— INPUT RECORDS —

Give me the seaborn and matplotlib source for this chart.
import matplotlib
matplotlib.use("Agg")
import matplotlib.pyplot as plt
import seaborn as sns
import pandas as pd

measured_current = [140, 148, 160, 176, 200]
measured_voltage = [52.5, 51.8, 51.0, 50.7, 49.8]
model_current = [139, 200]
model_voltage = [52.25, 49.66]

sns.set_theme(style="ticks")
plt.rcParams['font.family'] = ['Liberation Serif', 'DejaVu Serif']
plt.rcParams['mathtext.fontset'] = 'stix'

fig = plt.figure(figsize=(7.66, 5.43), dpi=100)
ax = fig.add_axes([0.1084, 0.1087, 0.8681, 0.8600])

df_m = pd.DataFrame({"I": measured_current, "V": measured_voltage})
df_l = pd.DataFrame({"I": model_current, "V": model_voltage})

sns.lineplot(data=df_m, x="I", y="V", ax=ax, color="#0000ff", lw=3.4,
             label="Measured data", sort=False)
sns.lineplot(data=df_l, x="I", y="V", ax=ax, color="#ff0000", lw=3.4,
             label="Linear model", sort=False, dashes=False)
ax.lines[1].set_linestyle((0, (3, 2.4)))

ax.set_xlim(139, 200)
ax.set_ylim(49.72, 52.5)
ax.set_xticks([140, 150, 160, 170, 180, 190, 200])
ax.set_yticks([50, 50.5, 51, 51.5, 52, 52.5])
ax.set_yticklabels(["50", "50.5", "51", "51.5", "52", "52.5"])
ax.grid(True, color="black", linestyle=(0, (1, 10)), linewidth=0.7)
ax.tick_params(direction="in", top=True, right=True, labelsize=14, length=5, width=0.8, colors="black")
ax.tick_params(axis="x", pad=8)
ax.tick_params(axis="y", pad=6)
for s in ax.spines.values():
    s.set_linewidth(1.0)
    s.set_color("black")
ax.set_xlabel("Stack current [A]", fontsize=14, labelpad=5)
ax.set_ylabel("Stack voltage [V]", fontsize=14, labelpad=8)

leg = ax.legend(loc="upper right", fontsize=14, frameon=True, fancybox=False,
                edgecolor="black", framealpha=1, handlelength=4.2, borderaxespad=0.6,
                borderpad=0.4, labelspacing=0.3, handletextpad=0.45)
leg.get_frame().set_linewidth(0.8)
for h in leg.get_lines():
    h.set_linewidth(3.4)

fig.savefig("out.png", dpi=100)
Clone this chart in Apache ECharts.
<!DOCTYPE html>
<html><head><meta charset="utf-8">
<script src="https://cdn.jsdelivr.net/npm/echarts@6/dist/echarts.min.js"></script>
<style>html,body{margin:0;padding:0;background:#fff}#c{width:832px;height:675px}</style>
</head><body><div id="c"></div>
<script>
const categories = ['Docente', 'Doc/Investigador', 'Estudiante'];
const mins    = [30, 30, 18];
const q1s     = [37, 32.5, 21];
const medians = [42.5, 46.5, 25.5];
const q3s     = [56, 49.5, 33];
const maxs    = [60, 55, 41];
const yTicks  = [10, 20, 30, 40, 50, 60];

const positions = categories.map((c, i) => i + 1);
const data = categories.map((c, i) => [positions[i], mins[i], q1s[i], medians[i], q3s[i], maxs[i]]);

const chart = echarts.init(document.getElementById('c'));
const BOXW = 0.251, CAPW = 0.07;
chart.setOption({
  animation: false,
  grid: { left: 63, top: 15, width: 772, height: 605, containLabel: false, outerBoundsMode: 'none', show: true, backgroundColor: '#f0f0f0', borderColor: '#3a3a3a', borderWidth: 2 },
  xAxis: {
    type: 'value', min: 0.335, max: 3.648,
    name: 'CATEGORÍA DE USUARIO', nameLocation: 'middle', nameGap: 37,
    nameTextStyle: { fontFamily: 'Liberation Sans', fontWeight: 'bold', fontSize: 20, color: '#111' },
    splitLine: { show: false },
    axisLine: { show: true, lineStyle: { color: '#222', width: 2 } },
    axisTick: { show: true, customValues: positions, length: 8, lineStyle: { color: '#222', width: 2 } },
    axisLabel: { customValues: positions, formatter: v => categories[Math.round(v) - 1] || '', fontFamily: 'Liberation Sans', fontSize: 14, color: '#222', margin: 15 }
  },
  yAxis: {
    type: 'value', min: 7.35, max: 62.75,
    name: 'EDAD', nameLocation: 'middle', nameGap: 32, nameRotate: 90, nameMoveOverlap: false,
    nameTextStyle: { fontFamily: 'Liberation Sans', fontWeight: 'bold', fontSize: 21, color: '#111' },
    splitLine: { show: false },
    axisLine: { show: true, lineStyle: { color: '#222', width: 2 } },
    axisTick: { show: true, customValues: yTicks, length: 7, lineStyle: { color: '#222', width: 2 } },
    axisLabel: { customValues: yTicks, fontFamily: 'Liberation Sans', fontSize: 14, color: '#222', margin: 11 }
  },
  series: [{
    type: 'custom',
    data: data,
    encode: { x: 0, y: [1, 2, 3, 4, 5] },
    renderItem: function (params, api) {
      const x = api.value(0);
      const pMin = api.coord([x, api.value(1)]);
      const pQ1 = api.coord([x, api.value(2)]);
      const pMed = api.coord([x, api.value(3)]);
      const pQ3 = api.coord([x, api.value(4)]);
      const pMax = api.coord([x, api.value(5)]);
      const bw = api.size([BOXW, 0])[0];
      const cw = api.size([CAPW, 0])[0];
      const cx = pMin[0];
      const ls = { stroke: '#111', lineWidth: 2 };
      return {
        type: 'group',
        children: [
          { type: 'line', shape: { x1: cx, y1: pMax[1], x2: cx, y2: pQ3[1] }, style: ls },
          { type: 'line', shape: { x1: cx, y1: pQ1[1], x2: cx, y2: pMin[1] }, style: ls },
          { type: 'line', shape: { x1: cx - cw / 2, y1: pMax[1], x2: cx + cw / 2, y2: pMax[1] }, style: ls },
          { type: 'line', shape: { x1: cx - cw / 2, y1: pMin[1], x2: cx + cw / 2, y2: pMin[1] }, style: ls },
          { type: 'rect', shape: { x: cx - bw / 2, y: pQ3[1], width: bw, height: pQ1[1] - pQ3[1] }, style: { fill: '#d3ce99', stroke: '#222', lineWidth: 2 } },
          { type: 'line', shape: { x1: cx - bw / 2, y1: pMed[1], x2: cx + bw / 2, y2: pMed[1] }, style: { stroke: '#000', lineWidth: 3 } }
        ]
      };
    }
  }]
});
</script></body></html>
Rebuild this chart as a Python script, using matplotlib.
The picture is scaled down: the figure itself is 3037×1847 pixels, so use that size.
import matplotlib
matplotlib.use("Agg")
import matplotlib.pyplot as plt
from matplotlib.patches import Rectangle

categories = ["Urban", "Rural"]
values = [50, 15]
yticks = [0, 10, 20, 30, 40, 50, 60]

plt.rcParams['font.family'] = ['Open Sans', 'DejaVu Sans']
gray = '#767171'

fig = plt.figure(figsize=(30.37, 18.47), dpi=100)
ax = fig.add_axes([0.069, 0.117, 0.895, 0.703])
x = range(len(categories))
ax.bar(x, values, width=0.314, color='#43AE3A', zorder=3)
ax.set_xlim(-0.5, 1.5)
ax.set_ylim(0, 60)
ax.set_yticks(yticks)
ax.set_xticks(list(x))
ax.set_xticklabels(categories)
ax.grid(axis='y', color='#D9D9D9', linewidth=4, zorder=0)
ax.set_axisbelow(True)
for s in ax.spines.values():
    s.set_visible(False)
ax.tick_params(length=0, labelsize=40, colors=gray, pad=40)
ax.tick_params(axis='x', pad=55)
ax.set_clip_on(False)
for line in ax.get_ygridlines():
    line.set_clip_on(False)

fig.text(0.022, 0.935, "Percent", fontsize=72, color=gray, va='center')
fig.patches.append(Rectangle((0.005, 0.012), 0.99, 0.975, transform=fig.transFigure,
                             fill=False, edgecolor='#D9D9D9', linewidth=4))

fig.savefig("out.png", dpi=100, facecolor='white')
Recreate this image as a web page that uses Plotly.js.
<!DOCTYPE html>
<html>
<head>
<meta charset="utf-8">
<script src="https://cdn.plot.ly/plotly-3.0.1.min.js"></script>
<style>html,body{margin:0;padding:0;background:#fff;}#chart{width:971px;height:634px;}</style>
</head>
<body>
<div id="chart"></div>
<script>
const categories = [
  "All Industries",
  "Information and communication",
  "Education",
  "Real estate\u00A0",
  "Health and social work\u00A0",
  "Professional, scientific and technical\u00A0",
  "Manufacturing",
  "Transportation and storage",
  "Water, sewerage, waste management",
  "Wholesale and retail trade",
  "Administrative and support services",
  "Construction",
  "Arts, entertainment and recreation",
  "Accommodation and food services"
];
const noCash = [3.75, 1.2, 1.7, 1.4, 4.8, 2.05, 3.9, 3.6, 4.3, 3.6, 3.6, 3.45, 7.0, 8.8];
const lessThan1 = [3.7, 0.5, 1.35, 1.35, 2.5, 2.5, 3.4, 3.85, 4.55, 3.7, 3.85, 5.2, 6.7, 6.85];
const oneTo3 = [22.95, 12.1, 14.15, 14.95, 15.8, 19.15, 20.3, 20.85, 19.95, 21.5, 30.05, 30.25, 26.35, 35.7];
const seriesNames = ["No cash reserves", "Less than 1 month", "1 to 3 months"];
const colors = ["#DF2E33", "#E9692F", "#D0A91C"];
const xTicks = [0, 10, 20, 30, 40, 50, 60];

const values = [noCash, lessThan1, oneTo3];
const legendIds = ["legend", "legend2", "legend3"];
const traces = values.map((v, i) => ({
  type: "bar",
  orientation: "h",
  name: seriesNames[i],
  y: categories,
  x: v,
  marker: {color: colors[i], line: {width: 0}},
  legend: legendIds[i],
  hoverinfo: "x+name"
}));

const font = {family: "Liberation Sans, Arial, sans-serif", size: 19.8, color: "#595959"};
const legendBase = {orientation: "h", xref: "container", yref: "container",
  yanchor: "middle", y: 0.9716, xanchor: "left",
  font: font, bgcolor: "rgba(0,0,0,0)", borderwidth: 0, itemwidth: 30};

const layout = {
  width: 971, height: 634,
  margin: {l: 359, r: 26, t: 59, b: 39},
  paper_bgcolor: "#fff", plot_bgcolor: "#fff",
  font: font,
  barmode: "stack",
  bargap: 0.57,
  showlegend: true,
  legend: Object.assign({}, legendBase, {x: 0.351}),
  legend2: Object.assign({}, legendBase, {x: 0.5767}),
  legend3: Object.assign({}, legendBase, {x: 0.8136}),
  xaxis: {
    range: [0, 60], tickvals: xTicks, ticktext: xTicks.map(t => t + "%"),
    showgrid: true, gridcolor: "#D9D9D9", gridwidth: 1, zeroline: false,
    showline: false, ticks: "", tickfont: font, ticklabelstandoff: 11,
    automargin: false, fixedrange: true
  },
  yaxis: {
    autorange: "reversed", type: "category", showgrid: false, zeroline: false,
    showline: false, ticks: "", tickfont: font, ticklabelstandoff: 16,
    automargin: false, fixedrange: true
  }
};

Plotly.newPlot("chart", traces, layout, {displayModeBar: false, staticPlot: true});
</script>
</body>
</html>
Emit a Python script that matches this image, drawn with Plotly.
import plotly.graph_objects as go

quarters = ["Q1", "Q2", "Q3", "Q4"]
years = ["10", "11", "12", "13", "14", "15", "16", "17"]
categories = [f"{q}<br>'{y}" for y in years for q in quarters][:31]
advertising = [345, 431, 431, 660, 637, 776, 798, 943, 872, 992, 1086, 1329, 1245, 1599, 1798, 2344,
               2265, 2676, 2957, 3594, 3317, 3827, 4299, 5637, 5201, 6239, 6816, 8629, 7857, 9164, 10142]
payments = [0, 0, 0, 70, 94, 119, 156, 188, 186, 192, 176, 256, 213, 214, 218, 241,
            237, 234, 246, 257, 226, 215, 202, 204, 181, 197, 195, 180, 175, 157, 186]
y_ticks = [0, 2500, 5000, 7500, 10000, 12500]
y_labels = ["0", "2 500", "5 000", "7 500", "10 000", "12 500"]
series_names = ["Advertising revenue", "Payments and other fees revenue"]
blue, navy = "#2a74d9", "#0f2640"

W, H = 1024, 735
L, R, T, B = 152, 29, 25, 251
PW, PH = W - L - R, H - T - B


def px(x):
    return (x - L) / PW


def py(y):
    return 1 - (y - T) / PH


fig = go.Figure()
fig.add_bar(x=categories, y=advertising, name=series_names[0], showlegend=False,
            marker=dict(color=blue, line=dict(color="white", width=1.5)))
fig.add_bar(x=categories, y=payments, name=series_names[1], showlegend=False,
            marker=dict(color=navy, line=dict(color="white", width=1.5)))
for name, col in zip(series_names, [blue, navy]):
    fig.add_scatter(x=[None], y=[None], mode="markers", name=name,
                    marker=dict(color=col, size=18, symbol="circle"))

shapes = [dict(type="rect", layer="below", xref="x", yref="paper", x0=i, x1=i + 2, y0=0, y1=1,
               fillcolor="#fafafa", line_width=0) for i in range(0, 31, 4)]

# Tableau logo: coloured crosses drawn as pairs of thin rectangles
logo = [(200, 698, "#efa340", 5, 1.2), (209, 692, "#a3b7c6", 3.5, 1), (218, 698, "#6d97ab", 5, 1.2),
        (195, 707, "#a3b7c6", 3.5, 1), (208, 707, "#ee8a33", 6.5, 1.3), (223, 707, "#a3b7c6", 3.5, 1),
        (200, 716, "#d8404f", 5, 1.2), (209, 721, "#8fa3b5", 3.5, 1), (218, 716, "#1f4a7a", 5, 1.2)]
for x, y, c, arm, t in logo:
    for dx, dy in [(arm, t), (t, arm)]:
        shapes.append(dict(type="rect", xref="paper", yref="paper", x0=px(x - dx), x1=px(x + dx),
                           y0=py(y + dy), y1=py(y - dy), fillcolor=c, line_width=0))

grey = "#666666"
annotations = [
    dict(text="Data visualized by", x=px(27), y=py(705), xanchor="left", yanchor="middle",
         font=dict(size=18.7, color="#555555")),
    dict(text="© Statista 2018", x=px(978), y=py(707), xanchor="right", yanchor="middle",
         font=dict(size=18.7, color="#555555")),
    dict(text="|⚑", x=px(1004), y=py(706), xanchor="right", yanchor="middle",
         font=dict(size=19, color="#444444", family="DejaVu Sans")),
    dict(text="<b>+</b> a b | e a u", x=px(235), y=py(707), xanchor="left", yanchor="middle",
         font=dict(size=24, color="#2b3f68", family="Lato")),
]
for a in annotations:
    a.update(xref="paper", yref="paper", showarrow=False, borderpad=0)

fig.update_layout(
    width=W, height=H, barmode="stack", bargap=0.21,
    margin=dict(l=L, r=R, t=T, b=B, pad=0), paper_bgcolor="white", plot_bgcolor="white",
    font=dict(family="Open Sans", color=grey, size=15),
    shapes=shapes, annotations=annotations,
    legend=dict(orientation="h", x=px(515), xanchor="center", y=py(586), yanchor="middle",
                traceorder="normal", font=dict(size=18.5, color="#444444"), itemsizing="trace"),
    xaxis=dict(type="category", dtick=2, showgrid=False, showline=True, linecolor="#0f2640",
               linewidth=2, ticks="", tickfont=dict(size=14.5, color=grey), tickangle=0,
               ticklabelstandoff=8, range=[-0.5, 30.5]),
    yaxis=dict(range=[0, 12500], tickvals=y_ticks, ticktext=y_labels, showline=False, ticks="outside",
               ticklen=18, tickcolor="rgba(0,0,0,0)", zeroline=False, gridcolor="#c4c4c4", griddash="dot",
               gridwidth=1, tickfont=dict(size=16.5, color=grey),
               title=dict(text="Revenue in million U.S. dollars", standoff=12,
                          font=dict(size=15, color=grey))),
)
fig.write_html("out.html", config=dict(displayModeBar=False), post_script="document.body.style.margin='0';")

— TASK DIRECTIONS —
Return a word-for-word copy of the lines from the beginning of the listing to the line holding "model_voltage = [52.25, 49.66]", both kept.

— SOLUTION BELOW —
Give me the seaborn and matplotlib source for this chart.
import matplotlib
matplotlib.use("Agg")
import matplotlib.pyplot as plt
import seaborn as sns
import pandas as pd

measured_current = [140, 148, 160, 176, 200]
measured_voltage = [52.5, 51.8, 51.0, 50.7, 49.8]
model_current = [139, 200]
model_voltage = [52.25, 49.66]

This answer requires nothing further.